= Chia-Lin Yang =

Taiwanese computer scientist

Chia-Lin Yang is a Taiwanese computer scientist whose research concerns electronic design automation and embedded systems. She is a professor in the Department of Computer Science and Information Engineering at National Taiwan University.

==Education and career==
Yang has a 1989 bachelor's degree in information and computer education from the National Taiwan Normal University in Taipei. After a 1992 master's degree in computer science from the University of Texas at Austin, she worked from 1993 until 1995 as a software engineer at VLSI Technology, Inc.

She completed her Ph.D. in computer science from Duke University in 2001. Her doctoral dissertation, The push architecture: A prefetching framework for linked data structures, was supervised by Alvin R. Lebeck.

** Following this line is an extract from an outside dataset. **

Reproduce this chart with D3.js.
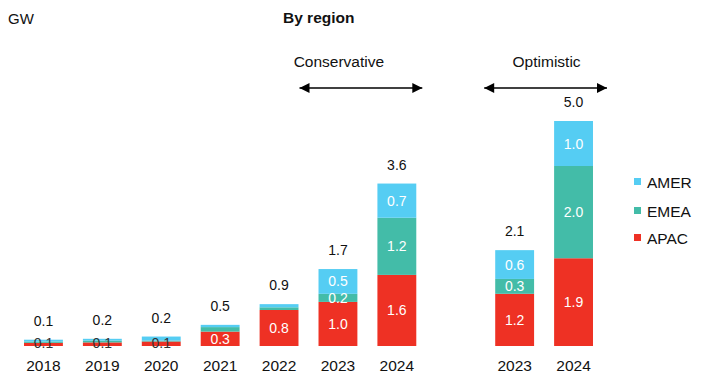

She joined National Taiwan University as an assistant professor in 2001, and was promoted to associate professor in 2004 and full professor in 2009. She directed the office of international affairs in the College of Electrical Engineering and Computer Science from 2013 to 2014 and directed the Graduate Institute of Networking and Multimedia from 2016 to 2019.

She was chief scientist at the Taiwan AI Labs from 2019 to 2020, and has directed the Delta-NTU Joint Research Lab since 2020.

==Recognition==
Yang was named to the 2026 class of IEEE Fellows, "for contributions to cross-layer design methodologies in memory hierarchy and computing-in-memory systems".